For all of these reasons, we urge Congress to act quickly to approve this agreement when it is ready for submission this fall. We are well aware that certain American industries feel they are not getting all that they desire in terms of KORUS benefits.
However, the overall U.S. economy will benefit hugely from KORUS, and we urge all Americans to support this agreement and not let the pursuit of elusive perfection become the enemy of the good.
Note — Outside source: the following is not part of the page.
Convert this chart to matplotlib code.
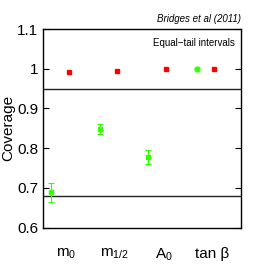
import numpy as np
import matplotlib
matplotlib.use('Agg')
import matplotlib.pyplot as plt

plt.rcParams['font.family'] = ['Liberation Sans', 'DejaVu Sans']
plt.rcParams['mathtext.fontset'] = 'custom'
plt.rcParams['mathtext.rm'] = 'Liberation Sans'
plt.rcParams['mathtext.it'] = 'Liberation Sans'

params = [r'm$_\mathrm{0}$', r'm$_\mathrm{1/2}$', r'A$_\mathrm{0}$', 'tan \u03b2']
# equal-tail coverage at 68% and 95%
cov68 = [0.689, 0.848, 0.777, 1.0]
err68 = [0.024, 0.012, 0.018, 0.0]
cov95 = [0.991, 0.995, 1.0, 1.0]
yticks = [0.6, 0.7, 0.8, 0.9, 1.0, 1.1]
yticklabels = ['0.6', '0.7', '0.8', '0.9', '1', '1.1']

x = np.arange(1, len(params) + 1)

fig = plt.figure(figsize=(2.66, 2.66), dpi=100)
ax = fig.add_axes([43/266, 1 - 227.5/266, 198/266, 198.5/266])

ax.axhline(0.95, color='#222222', lw=1.0)
ax.axhline(0.68, color='#222222', lw=1.0)

green = '#33ff00'
for xi, c, e in zip(x - 0.365, cov68, err68):
    if e > 0:
        ax.errorbar(xi, c, yerr=e, fmt='s', color=green, ms=3.5, mec=green,
                    elinewidth=0.8, capsize=2, capthick=0.8)
    else:
        ax.plot(xi, c, 'o', color=green, ms=3.5)
ax.plot(x, cov95, 's', color='red', ms=3.2, ls='none')

ax.set_xlim(0.465, 4.55)
ax.set_ylim(0.6, 1.1)
ax.set_yticks(yticks)
ax.set_yticklabels(yticklabels, fontsize=11)
ax.set_xticks(x - 0.05)
ax.set_xticklabels(params, fontsize=11)
ax.tick_params(axis='x', length=0, pad=14)
ax.tick_params(axis='y', direction='in', length=4, right=True, width=0.8)
for s in ax.spines.values():
    s.set_linewidth(1.0)
ax.set_ylabel('Coverage', fontsize=11, labelpad=1)

ax.text(0.97, 0.955, 'Equal\u2212tail intervals', transform=ax.transAxes,
        ha='right', va='top', fontsize=7)
ax.text(1.0, 1.025, 'Bridges et al (2011)', transform=ax.transAxes,
        ha='right', va='bottom', fontsize=7, style='italic')

fig.savefig('out.png', dpi=100)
For more than 50 years, the United States' political and economic commitment to Asia has contributed to the region's stability and prosperity. Nowhere has our engagement been more positive than with the Republic of Korea, which with our help rose from the ruins of the Korean War to become a vibrant democracy and one of the largest economies in the world. The accord with Korea will strengthen America's relationship with a longtime ally and enhance our presence and influence in the region. We are convinced that America, for its own sake, must remain a leader in Asia. Ratification of this agreement is one way of ensuring that our engagement with the world's fastest-growing region will support our fundamental security and economic interests into the future.
James R. Lilley was U.S. ambassador to Korea from 1986-1989. Donald Gregg was ambassador to Korea from 1989-1993. James T. Laney was ambassador to Korea from 1993-1997. Stephen W. Bosworth was ambassador to Korea, from 1997-2001. Thomas C. Hubbard was ambassador to Korea from 2001-2004. They wrote this commentary for the Orlando Sentinel.